◆ AIM OF THE TASK:
Would you transcribe the whole listing exactly, minus its pictures?
## start DATA
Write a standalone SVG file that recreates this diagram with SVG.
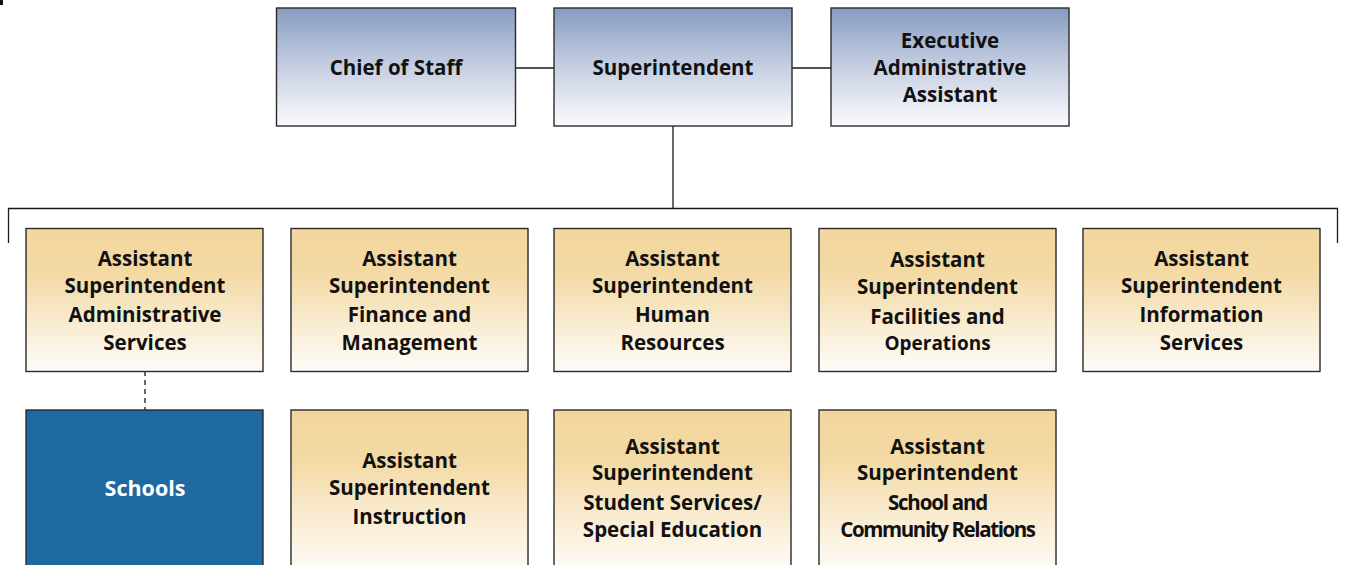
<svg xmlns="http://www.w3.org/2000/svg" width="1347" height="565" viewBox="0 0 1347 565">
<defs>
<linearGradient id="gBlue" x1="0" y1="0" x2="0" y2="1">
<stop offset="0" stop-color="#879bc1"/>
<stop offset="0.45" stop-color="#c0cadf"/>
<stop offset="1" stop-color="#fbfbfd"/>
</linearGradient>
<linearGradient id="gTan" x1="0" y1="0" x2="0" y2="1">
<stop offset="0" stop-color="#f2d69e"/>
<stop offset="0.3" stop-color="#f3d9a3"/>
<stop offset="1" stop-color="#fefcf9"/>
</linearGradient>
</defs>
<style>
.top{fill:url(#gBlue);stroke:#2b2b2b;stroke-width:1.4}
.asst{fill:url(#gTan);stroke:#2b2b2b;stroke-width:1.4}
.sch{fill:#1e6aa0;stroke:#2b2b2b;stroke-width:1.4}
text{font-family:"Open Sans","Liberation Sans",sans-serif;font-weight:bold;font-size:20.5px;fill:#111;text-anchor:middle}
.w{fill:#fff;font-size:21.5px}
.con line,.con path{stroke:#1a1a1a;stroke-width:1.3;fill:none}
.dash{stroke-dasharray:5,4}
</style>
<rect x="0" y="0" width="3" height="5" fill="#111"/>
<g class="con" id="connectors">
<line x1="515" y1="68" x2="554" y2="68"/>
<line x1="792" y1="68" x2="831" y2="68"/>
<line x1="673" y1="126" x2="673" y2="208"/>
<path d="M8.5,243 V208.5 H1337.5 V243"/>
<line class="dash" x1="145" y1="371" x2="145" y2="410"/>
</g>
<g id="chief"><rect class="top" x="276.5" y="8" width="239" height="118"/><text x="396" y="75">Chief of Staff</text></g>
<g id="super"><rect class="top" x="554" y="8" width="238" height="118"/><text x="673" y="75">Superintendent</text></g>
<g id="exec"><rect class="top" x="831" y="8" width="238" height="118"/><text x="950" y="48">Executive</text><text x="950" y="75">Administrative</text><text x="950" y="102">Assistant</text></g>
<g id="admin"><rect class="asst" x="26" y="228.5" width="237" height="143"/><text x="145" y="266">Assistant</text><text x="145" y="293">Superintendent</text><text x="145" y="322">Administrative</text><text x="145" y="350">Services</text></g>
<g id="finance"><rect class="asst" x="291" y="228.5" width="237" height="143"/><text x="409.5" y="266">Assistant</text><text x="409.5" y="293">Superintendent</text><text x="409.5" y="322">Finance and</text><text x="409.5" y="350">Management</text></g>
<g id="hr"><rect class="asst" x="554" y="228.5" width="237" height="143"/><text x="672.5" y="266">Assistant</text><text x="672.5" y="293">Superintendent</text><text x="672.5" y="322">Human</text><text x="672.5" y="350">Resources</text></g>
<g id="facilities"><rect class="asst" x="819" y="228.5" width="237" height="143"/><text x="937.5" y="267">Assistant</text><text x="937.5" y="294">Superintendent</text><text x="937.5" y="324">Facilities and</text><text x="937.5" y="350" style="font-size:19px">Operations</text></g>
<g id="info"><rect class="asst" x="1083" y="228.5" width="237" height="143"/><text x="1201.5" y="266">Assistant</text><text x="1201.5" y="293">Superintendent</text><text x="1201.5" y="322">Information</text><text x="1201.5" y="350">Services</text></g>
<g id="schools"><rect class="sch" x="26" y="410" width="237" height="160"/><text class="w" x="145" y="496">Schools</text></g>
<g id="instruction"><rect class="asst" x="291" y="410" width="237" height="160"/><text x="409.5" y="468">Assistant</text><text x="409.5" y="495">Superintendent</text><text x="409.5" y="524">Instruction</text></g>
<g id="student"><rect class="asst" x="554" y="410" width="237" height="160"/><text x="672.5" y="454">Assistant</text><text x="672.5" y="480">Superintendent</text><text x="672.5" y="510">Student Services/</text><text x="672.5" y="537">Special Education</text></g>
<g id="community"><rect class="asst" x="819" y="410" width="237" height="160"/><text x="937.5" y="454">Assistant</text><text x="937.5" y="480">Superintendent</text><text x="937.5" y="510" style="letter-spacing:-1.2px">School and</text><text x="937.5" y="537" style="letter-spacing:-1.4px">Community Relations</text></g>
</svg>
## end DATA
◆ OUTPUT OF THE TASK:
Write a standalone SVG file that recreates this diagram with SVG.
<svg xmlns="http://www.w3.org/2000/svg" width="1347" height="565" viewBox="0 0 1347 565">
<defs>
<linearGradient id="gBlue" x1="0" y1="0" x2="0" y2="1">
<stop offset="0" stop-color="#879bc1"/>
<stop offset="0.45" stop-color="#c0cadf"/>
<stop offset="1" stop-color="#fbfbfd"/>
</linearGradient>
<linearGradient id="gTan" x1="0" y1="0" x2="0" y2="1">
<stop offset="0" stop-color="#f2d69e"/>
<stop offset="0.3" stop-color="#f3d9a3"/>
<stop offset="1" stop-color="#fefcf9"/>
</linearGradient>
</defs>
<style>
.top{fill:url(#gBlue);stroke:#2b2b2b;stroke-width:1.4}
.asst{fill:url(#gTan);stroke:#2b2b2b;stroke-width:1.4}
.sch{fill:#1e6aa0;stroke:#2b2b2b;stroke-width:1.4}
text{font-family:"Open Sans","Liberation Sans",sans-serif;font-weight:bold;font-size:20.5px;fill:#111;text-anchor:middle}
.w{fill:#fff;font-size:21.5px}
.con line,.con path{stroke:#1a1a1a;stroke-width:1.3;fill:none}
.dash{stroke-dasharray:5,4}
</style>
<rect x="0" y="0" width="3" height="5" fill="#111"/>
<g class="con" id="connectors">
<line x1="515" y1="68" x2="554" y2="68"/>
<line x1="792" y1="68" x2="831" y2="68"/>
<line x1="673" y1="126" x2="673" y2="208"/>
<path d="M8.5,243 V208.5 H1337.5 V243"/>
<line class="dash" x1="145" y1="371" x2="145" y2="410"/>
</g>
<g id="chief"><rect class="top" x="276.5" y="8" width="239" height="118"/><text x="396" y="75">Chief of Staff</text></g>
<g id="super"><rect class="top" x="554" y="8" width="238" height="118"/><text x="673" y="75">Superintendent</text></g>
<g id="exec"><rect class="top" x="831" y="8" width="238" height="118"/><text x="950" y="48">Executive</text><text x="950" y="75">Administrative</text><text x="950" y="102">Assistant</text></g>
<g id="admin"><rect class="asst" x="26" y="228.5" width="237" height="143"/><text x="145" y="266">Assistant</text><text x="145" y="293">Superintendent</text><text x="145" y="322">Administrative</text><text x="145" y="350">Services</text></g>
<g id="finance"><rect class="asst" x="291" y="228.5" width="237" height="143"/><text x="409.5" y="266">Assistant</text><text x="409.5" y="293">Superintendent</text><text x="409.5" y="322">Finance and</text><text x="409.5" y="350">Management</text></g>
<g id="hr"><rect class="asst" x="554" y="228.5" width="237" height="143"/><text x="672.5" y="266">Assistant</text><text x="672.5" y="293">Superintendent</text><text x="672.5" y="322">Human</text><text x="672.5" y="350">Resources</text></g>
<g id="facilities"><rect class="asst" x="819" y="228.5" width="237" height="143"/><text x="937.5" y="267">Assistant</text><text x="937.5" y="294">Superintendent</text><text x="937.5" y="324">Facilities and</text><text x="937.5" y="350" style="font-size:19px">Operations</text></g>
<g id="info"><rect class="asst" x="1083" y="228.5" width="237" height="143"/><text x="1201.5" y="266">Assistant</text><text x="1201.5" y="293">Superintendent</text><text x="1201.5" y="322">Information</text><text x="1201.5" y="350">Services</text></g>
<g id="schools"><rect class="sch" x="26" y="410" width="237" height="160"/><text class="w" x="145" y="496">Schools</text></g>
<g id="instruction"><rect class="asst" x="291" y="410" width="237" height="160"/><text x="409.5" y="468">Assistant</text><text x="409.5" y="495">Superintendent</text><text x="409.5" y="524">Instruction</text></g>
<g id="student"><rect class="asst" x="554" y="410" width="237" height="160"/><text x="672.5" y="454">Assistant</text><text x="672.5" y="480">Superintendent</text><text x="672.5" y="510">Student Services/</text><text x="672.5" y="537">Special Education</text></g>
<g id="community"><rect class="asst" x="819" y="410" width="237" height="160"/><text x="937.5" y="454">Assistant</text><text x="937.5" y="480">Superintendent</text><text x="937.5" y="510" style="letter-spacing:-1.2px">School and</text><text x="937.5" y="537" style="letter-spacing:-1.4px">Community Relations</text></g>
</svg>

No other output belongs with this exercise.